The decision to scrap replays from the first round has drawn criticism from some quarters, notably EFL chief executive Trevor Birch, who expresses disappointment over the lost revenue stream for EFL clubs. The FA Cup qualifying rounds will still feature replays for ties that remain level after 90 minutes, preserving a tradition in the earlier stages of the competition.


Further discontent arises from stakeholders like Sheffield United boss Chris Wilder, who lament the erosion of tradition in favor of accommodating the preferences of larger clubs. Tranmere Rovers vice-chair Nicola Palios voices concerns over the Premier League’s influence on the FA Cup’s format, arguing that such decisions prioritize a minority of clubs at the expense of the broader football pyramid.

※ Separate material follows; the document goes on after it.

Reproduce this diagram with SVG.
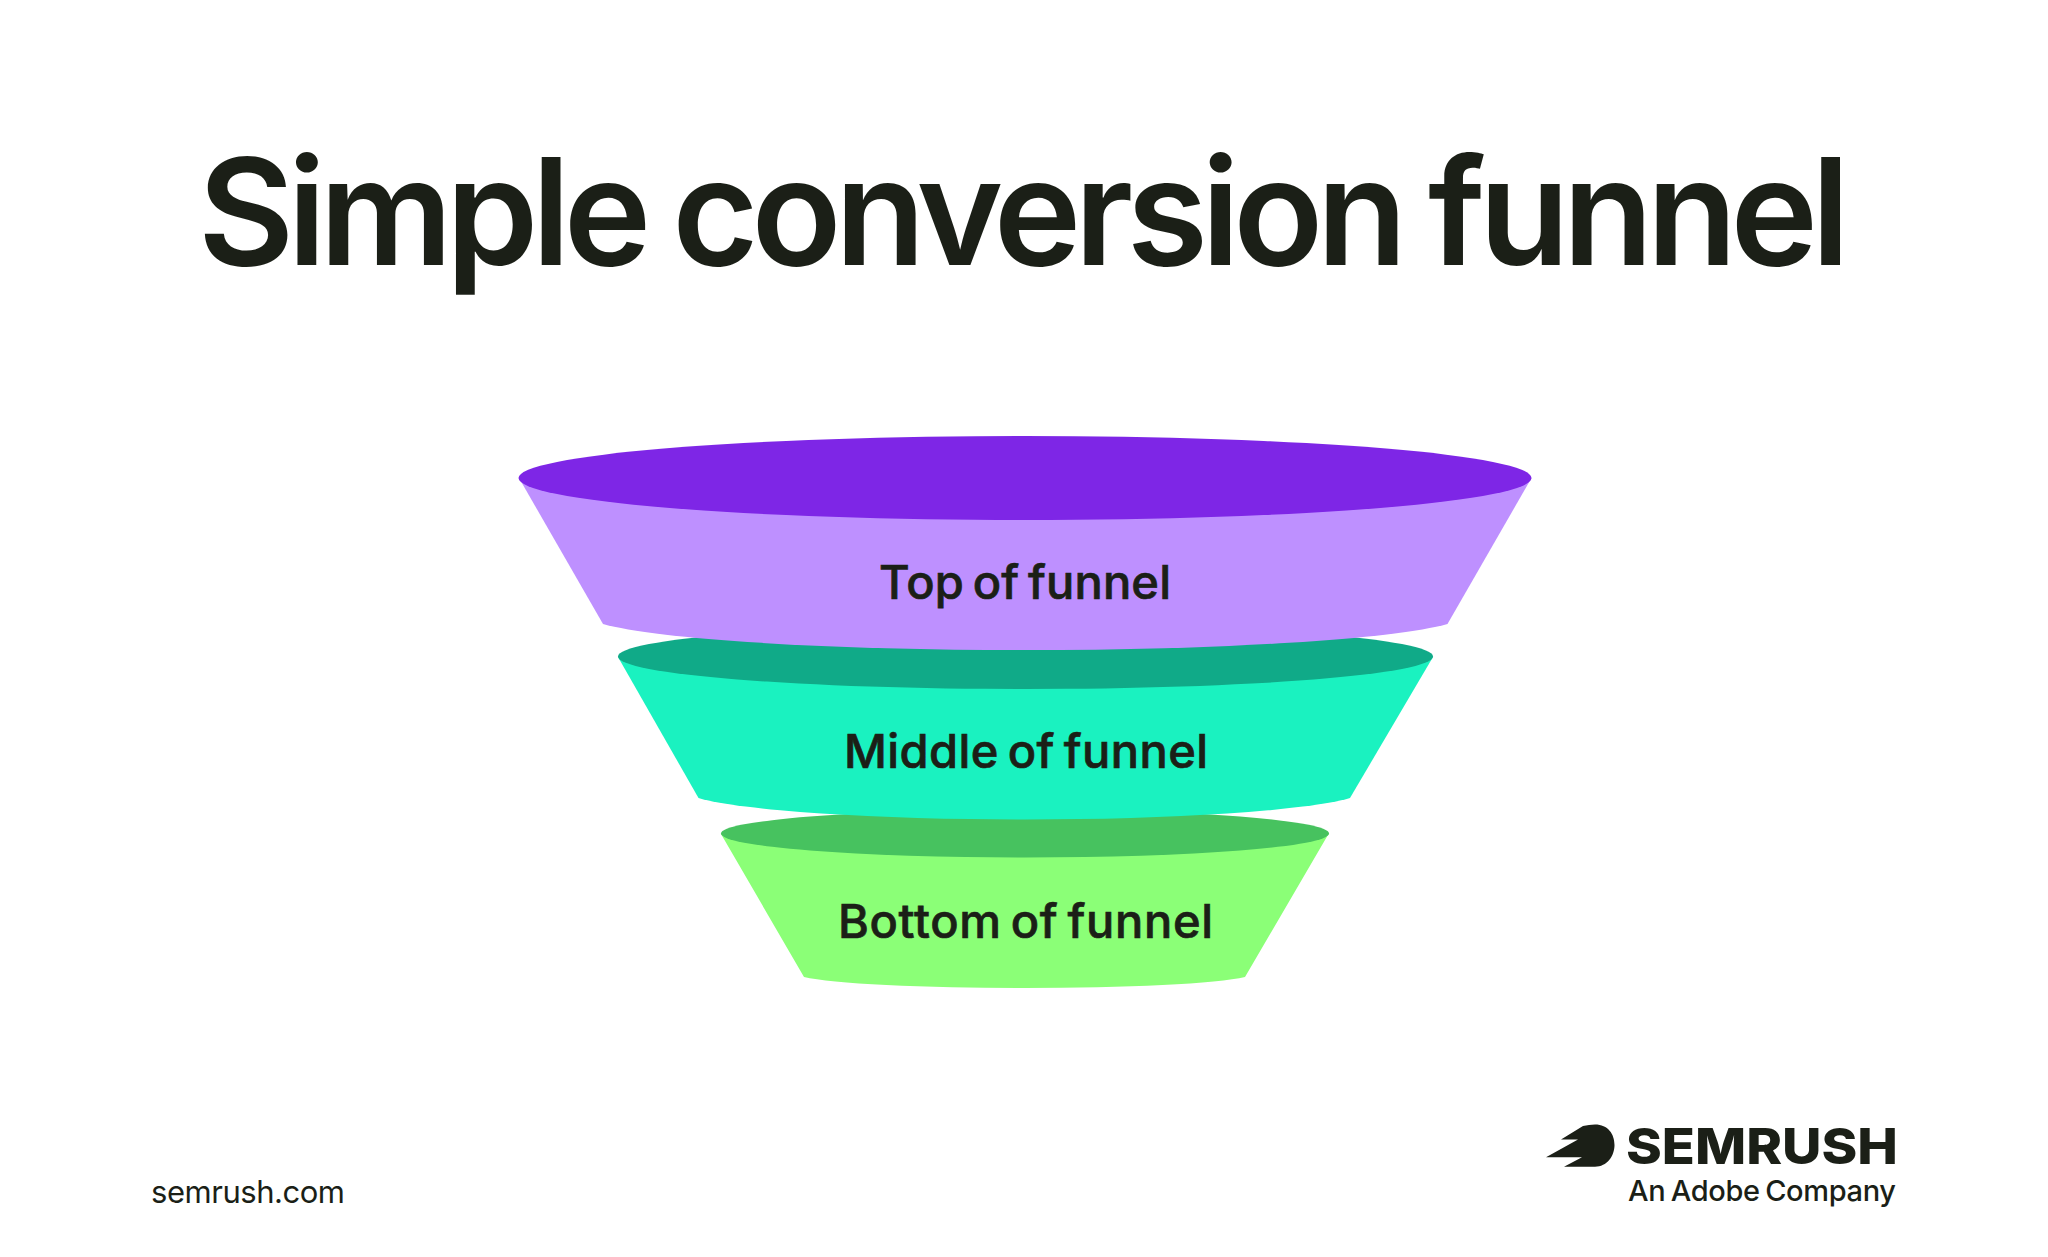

Professional Footballers’ Association chief executive Maheta Molango emphasizes the need for a collective approach to managing the global fixture calendar, highlighting the importance of preserving domestic competitions for clubs at all levels. Fair Game chief executive Niall Couper echoes these sentiments, labeling the decision as short-sighted and detrimental to lower league clubs’ financial sustainability.

Amidst these debates, the FA asserts its commitment to strengthening the FA Cup, viewing the new agreement with the Premier League as a means to prioritize the tournament’s significance in an increasingly crowded football calendar.